The younger complainant, a longtime Hedley fan who first met Hoggard at age 12, said they began communicating directly after chatting at a meet-and-greet event in April 2016.
A few weeks later, he arranged to have her and two friends come to the Toronto show and gave them backstage access, court has heard. The complainant alleged he repeatedly touched her buttocks while taking photos and later tried to kiss her neck.
The defence argued there was no groping, noting there was no sign of anything amiss in the photos taken that night.
Prosecutors said a friend testified she saw Hoggard try to kiss the teen's cheek or neck, and the complainant try to push him off.
They added a text Hoggard sent the teen the next day, in which he said he wanted her in his bed, was a sign he was sexually interested in her, and jurors should consider that in assessing whether the touching after the concert was of a sexual nature.
Hoggard testified earlier this week that he did not touch the complainant sexually until after she turned 16, adding he made a point to know when she would reach that milestone because it is the age of consent.

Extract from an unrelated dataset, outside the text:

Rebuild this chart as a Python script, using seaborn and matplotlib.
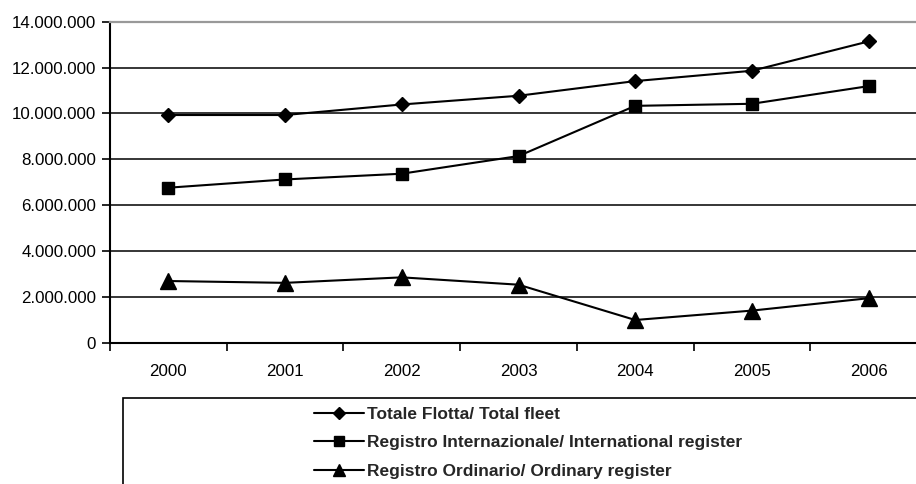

In her submissions, Witkin pointed to Hoggard's text messages with the complainant, in which he referenced waiting until she turned 18 then immediately told her it didn't matter. "Mr. Hoggard thought 18 was the age of consent at that time and he did not intend to abide by it," she argued.
The teen agreed to meet up Hoggard on Sept. 30, 2016, testifying she believed they would be shopping or sightseeing. She alleged in her testimony that once in his hotel room, Hoggard raped her vaginally and orally and attempted to do so anally. She said she resisted physically but Hoggard pinned her down.
The second complainant testified she first met the singer on the dating app Tinder and, after being in touch for a few weeks, agreed to meet him in Toronto to have sex on Nov. 22, 2016.
But instead of having consensual sex, she was raped anally, vaginally and orally, and at one point dragged by the legs into the bathroom, she told the court.
Both alleged Hoggard spit in their mouths, slapped them and called them derogatory names. They also said he restricted their breathing: the first complainant alleged he pushed her face into the pillows until she thought she would pass out, and the second complainant said he choked her so hard she feared for her life.
The Ottawa woman also alleged Hoggard asked her to urinate on him and then said he would urinate on her, both of which she refused.
Hoggard testified he had consensual, "passionate" sex with each of the complainants. While he acknowledged that he could not recall details of the encounters, he said it was his practice to pay close attention to his partners' verbal and non-verbal cues, and that part of his satisfaction came from seeing them enjoy themselves.
The jury could begin its deliberations as early as Tuesday.